Early last week, I designed the third route in our Spring Uprising training series.  I’m not sure what demon was possessing me, but I managed to throw in almost every hill I truly hate… and then some.  I even argued with myself about some of them, but then another part of me declared that I have been putting off these choice morsels for too long and go in they must!  At first I thought, this route doesn’t seem so bad until the final verdict of 5200′ in 46 miles came through in the summary numbers staring at me from Ride with GPS.  I still held out hope it wasn’t as bad as it looked as we gathered up at Peet’s Sunday morning.

I would like to get straight to the point – and this may seem very silly and trivial to some readers but here goes – somewhere around 3/4 of the way into the ride, I decided to STOP in the middle of a hill and not finish it.


Jill, my trusty riding partner (who was not present), could not believe I would do such a thing.  I proceeded to beat myself up about it off and on for the last 12 hours or so (I know, I need something else to think about!).

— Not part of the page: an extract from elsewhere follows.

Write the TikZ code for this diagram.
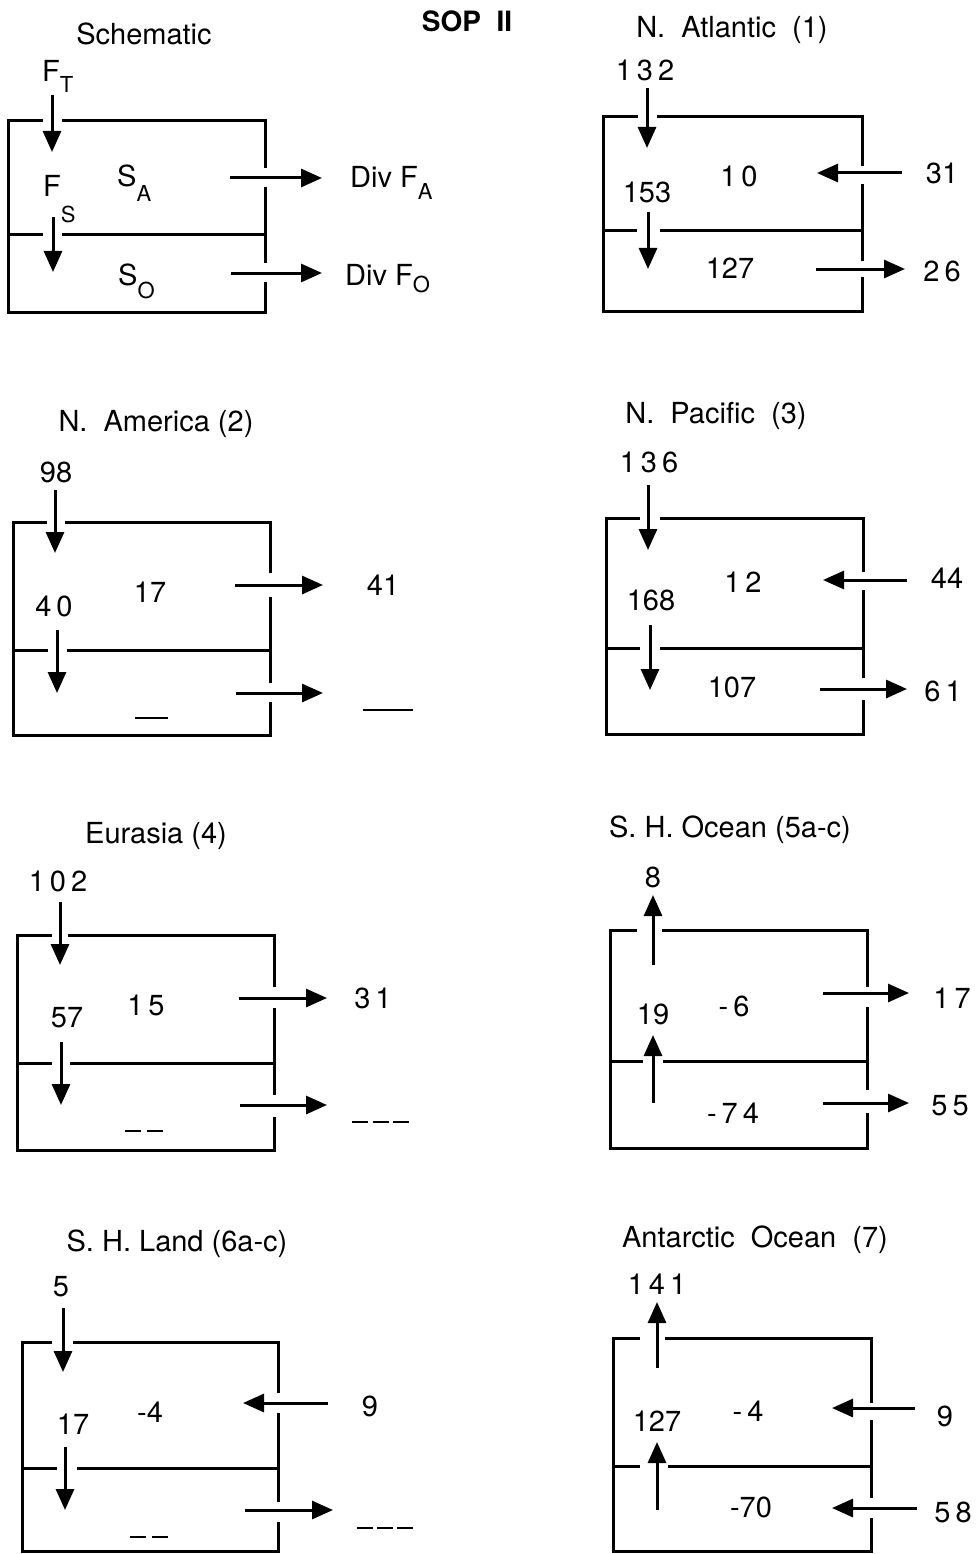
\documentclass[tikz,border=0pt]{standalone}
\usepackage{fontspec}
\setmainfont{TeX Gyre Heros}
\usetikzlibrary{arrows.meta}
\newcommand\gp{\hspace{5pt}}
\newcommand\sbx[2]{\raisebox{-#1}{\fontsize{22}{24}\selectfont #2}}
\newcommand\farrow[3]{\coordinate (#1a) at #2; \coordinate (#1b) at #3; \draw[arr] (#1a) -- (#1b);}
\begin{document}
\begin{tikzpicture}[x=1pt,y=-1pt,
  boxl/.style={line width=3pt},
  arr/.style={line width=3pt,-{Triangle[length=21pt,width=18pt]}},
  lab/.style={inner sep=0pt,font=\fontsize{29}{33}\selectfont},
  ttl/.style={inner sep=0pt,anchor=base,font=\fontsize{29}{33}\selectfont},
  dsh/.style={line width=1.8pt}]
\useasboundingbox (0,0) rectangle (979,1554);

% ---------- Title
\node[ttl,font=\fontsize{28}{32}\selectfont\bfseries] (sop) at (467,32) {SOP\ \ II};

% ---------- Panel 1: Schematic
\node[ttl] (t1) at (144,45) {Schematic};
\draw[boxl] (43,121) -| (8,312) -| (265,282);
\draw[boxl] (62,121) -| (265,168);
\draw[boxl] (265,187) -- (265,263);
\draw[boxl] (8,235) -- (43,235) (62,235) -- (265,235);
\node[lab,anchor=base west] (ft) at (42,82) {F\sbx{11pt}{T}};
\node[lab,anchor=base west] (fs) at (43,197) {F\sbx{25pt}{S}};
\node[lab,anchor=base west] (sa) at (117,187) {S\sbx{15pt}{A}};
\node[lab,anchor=base west] (so) at (118,285) {S\sbx{13pt}{O}};
\node[lab,anchor=base west] (dfa) at (350,188) {Div F\sbx{12pt}{A}};
\node[lab,anchor=base west] (dfo) at (345,285) {Div F\sbx{7pt}{O}};
\farrow{p1d1}{(52,95)}{(52,152)}
\farrow{p1d2}{(53,217)}{(53,272)}
\farrow{p1r1}{(230,178)}{(322,178)}
\farrow{p1r2}{(231,273)}{(322,273)}

% ---------- Panel 2: N. Atlantic
\node[ttl] (t2) at (732,38) {N.\ \ Atlantic\ \ (1)};
\draw[boxl] (638,117) -| (603,311) -| (862,277);
\draw[boxl] (657,117) -| (862,166);
\draw[boxl] (862,184) -- (862,261);
\draw[boxl] (603,231) -- (637,231) (660,231) -- (862,231);
\node[lab] (n132) at (645,70) {1\gp3\gp2};
\node[lab] (n153) at (647,192) {153};
\node[lab] (n10) at (739,176) {1\gp0};
\node[lab] (n127a) at (730,268) {127};
\node[lab] (n31a) at (942,173) {31};
\node[lab] (n26) at (942,271) {2\gp6};
\farrow{p2d1}{(647,88)}{(647,148)}
\farrow{p2d2}{(648,212)}{(648,269)}
\farrow{p2l1}{(902,173)}{(817,173)}
\farrow{p2r2}{(816,269)}{(905,269)}

% ---------- Panel 3: N. America
\node[ttl] (t3) at (156,431) {N.\ \ America (2)};
\draw[boxl] (47,522) -| (13,735) -| (270,702);
\draw[boxl] (65,522) -| (270,573);
\draw[boxl] (270,597) -- (270,683);
\draw[boxl] (13,650) -- (48,650) (67,650) -- (270,650);
\node[lab] (n98) at (56,472) {98};
\node[lab] (n40) at (54,606) {4\gp0};
\node[lab] (n17a) at (150,592) {17};
\node[lab] (n41) at (383,585) {41};
\coordinate (d3a) at (135,718); \coordinate (d3b) at (168,718);
\draw[dsh] (d3a) -- (d3b);
\coordinate (d3c) at (363,710); \coordinate (d3d) at (413,710);
\draw[dsh] (d3c) -- (d3d);
\farrow{p3d1}{(55,490)}{(55,553)}
\farrow{p3d2}{(57,630)}{(57,693)}
\farrow{p3r1}{(235,585)}{(323,585)}
\farrow{p3r2}{(236,693)}{(323,693)}

% ---------- Panel 4: N. Pacific
\node[ttl] (t4) at (716,423) {N.\ \ Pacific\ \ (3)};
\draw[boxl] (640,518) -| (606,734) -| (863,700);
\draw[boxl] (660,518) -| (863,572);
\draw[boxl] (863,590) -- (863,678);
\draw[boxl] (606,648) -- (640,648) (660,648) -- (863,648);
\node[lab] (n136) at (649,462) {1\gp3\gp6};
\node[lab] (n168) at (651,600) {168};
\node[lab] (n12) at (743,582) {1\gp2};
\node[lab] (n107) at (732,687) {107};
\node[lab] (n44) at (947,578) {44};
\node[lab] (n61) at (943,691) {6\gp1};
\farrow{p4d1}{(648,485)}{(648,550)}
\farrow{p4d2}{(650,625)}{(650,690)}
\farrow{p4l1}{(907,580)}{(823,580)}
\farrow{p4r2}{(820,689)}{(907,689)}

% ---------- Panel 5: Eurasia
\node[ttl] (t5) at (156,843) {Eurasia (4)};
\draw[boxl] (52,935) -| (17,1150) -| (274,1117);
\draw[boxl] (68,935) -| (274,987);
\draw[boxl] (274,1008) -- (274,1095);
\draw[boxl] (17,1063) -- (52,1063) (70,1063) -- (274,1063);
\node[lab] (n102) at (58,881) {1\gp0\gp2};
\node[lab] (n57) at (67,1018) {57};
\node[lab] (n15) at (146,1005) {1\gp5};
\node[lab] (n31b) at (373,998) {3\gp1};
\coordinate (d5a) at (125,1131); \coordinate (d5b) at (163,1131);
\draw[dsh,dash pattern=on 16pt off 6pt] (d5a) -- (d5b);
\coordinate (d5c) at (352,1122); \coordinate (d5d) at (409,1122);
\draw[dsh,dash pattern=on 16pt off 4.5pt] (d5c) -- (d5d);
\farrow{p5d1}{(60,902)}{(60,965)}
\farrow{p5d2}{(61,1042)}{(61,1105)}
\farrow{p5r1}{(239,998)}{(327,998)}
\farrow{p5r2}{(240,1105)}{(327,1105)}

% ---------- Panel 6: S. H. Ocean
\node[ttl] (t6) at (730,837) {S. H. Ocean (5a-c)};
\draw[boxl] (637,930) -| (610,1148) -| (867,1113);
\draw[boxl] (662,930) -| (867,987);
\draw[boxl] (867,1007) -- (867,1090);
\draw[boxl] (610,1061) -- (643,1061) (663,1061) -- (867,1061);
\node[lab] (n8) at (653,877) {8};
\node[lab] (n19) at (653,1014) {19};
\node[lab] (nm6) at (734,1006) {-\gp6};
\node[lab] (nm74) at (733,1113) {-\gp7\gp4};
\node[lab] (n17b) at (952,998) {1\gp7};
\node[lab] (n55) at (950,1106) {5\gp5};
\farrow{p6u1}{(653,965)}{(653,895)}
\farrow{p6u2}{(653,1103)}{(653,1035)}
\farrow{p6r1}{(823,993)}{(909,993)}
\farrow{p6r2}{(823,1103)}{(909,1103)}

% ---------- Panel 7: S. H. Land
\node[ttl] (t7) at (177,1251) {S. H. Land (6a-c)};
\draw[boxl] (52,1342) -| (22,1551) -| (278,1522);
\draw[boxl] (73,1342) -| (278,1393);
\draw[boxl] (278,1413) -- (278,1502);
\draw[boxl] (22,1468) -- (57,1468) (77,1468) -- (278,1468);
\node[lab] (n5) at (61,1287) {5};
\node[lab] (n17c) at (73,1424) {17};
\node[lab] (nm4a) at (150,1412) {-4};
\node[lab] (n9a) at (370,1406) {9};
\coordinate (d7a) at (130,1537); \coordinate (d7b) at (168,1537);
\draw[dsh,dash pattern=on 16pt off 6pt] (d7a) -- (d7b);
\coordinate (d7c) at (357,1528); \coordinate (d7d) at (413,1528);
\draw[dsh,dash pattern=on 16pt off 4pt] (d7c) -- (d7d);
\farrow{p7d1}{(63,1308)}{(63,1372)}
\farrow{p7d2}{(65,1447)}{(65,1510)}
\farrow{p7l1}{(328,1403)}{(243,1403)}
\farrow{p7r2}{(245,1510)}{(333,1510)}

% ---------- Panel 8: Antarctic Ocean
\node[ttl] (t8) at (755,1247) {Antarctic\ \ Ocean\ \ (7)};
\draw[boxl] (640,1338) -| (613,1551) -| (871,1518);
\draw[boxl] (665,1338) -| (871,1403);
\draw[boxl] (871,1420) -- (871,1498);
\draw[boxl] (613,1466) -- (640,1466) (668,1466) -- (871,1466);
\node[lab] (n141) at (657,1284) {1\gp4\gp1};
\node[lab] (n127b) at (657,1421) {127};
\node[lab] (nm4b) at (748,1411) {-\gp4};
\node[lab] (nm70) at (751,1507) {-70};
\node[lab] (n9b) at (945,1416) {9};
\node[lab] (n58) at (953,1512) {5\gp8};
\farrow{p8u1}{(657,1368)}{(657,1302)}
\farrow{p8u2}{(657,1510)}{(657,1442)}
\farrow{p8l1}{(915,1408)}{(832,1408)}
\farrow{p8l2}{(917,1508)}{(832,1508)}
\end{tikzpicture}
\end{document}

I had a very similar experience with the trail marathon I did last month.  At only about 10 miles into the race, I had to let go of my performance dreams in order to finish the race.  I beat myself up for the next 6 miles or so until I finally accepted the fact that the race was going to be completed in whatever way it needed to be given the conditions – and if that meant a whole lot of walking, that’s what it meant.

You would think at the age of 42 I would be a little bit better about giving myself the grace to say, “Not today”.  I have always been the consummate perfectionist.  I cannot tolerate quitting.  I need to learn to.  I also have a voice in my head that I’m pretty sure is based on my middle school basketball coach that yells, “Stop being such a cry baby!” when I start to doubt myself.

The danger for some is that they too often say, “Not today”, and sit on the sidelines waiting for the right time to participate.  That is not typically the struggle with the folks I have encountered first through Team Fun and now Swami’s – we are an extremely driven breed.  We come in all different shapes and sizes, and all different speeds and abilities, but we are all looking to challenge ourselves.

I am writing today to talk about when we should allow ourselves to STOP challenging ourselves, without excuses and without guilt.  Almost everyone we ride with has overcome a physical or mental challenge – we all have.   We are completely and thoroughly tough as nails – there is no need to prove that every day you throw your leg over that bike and hop up onto the saddle.  You know what it feels like to push your limits, but if while you are doing it, something doesn’t feel right, you need to stop.  If you are developing a chronic injury, you need to stop.  If you are exhausted all the time, you need to do less.

I’m very much talking to myself here in the hope that it resonates with some of you out there.

Another angle on this situation is to consider reaching out for assistance when you feel like you are in this position.  Chronic injury? Maybe you have a poor bike fit.  Ready to fall over and give up on life in the middle of Twin Oaks?  Maybe someone can give you some climbing tips that help you learn to be more efficient and relaxed and suddenly you are at the top before you realize it.  There are reasons some of the experienced folks fly uphill, and it’s not just their genetics.

Or if you’ve just had it, you’ve just had it.  And that’s completely ok.  That hill will still be there tomorrow, and the next day, and the day after that.




One response to “Knowing when to hold ’em and when to fold ’em

  1. Perfectly stated! I went through the same thing on the first of the Uprising training rides and turned around when I’d had hit my limit. There’s just days it doesn’t quite feel right, mentally or physically.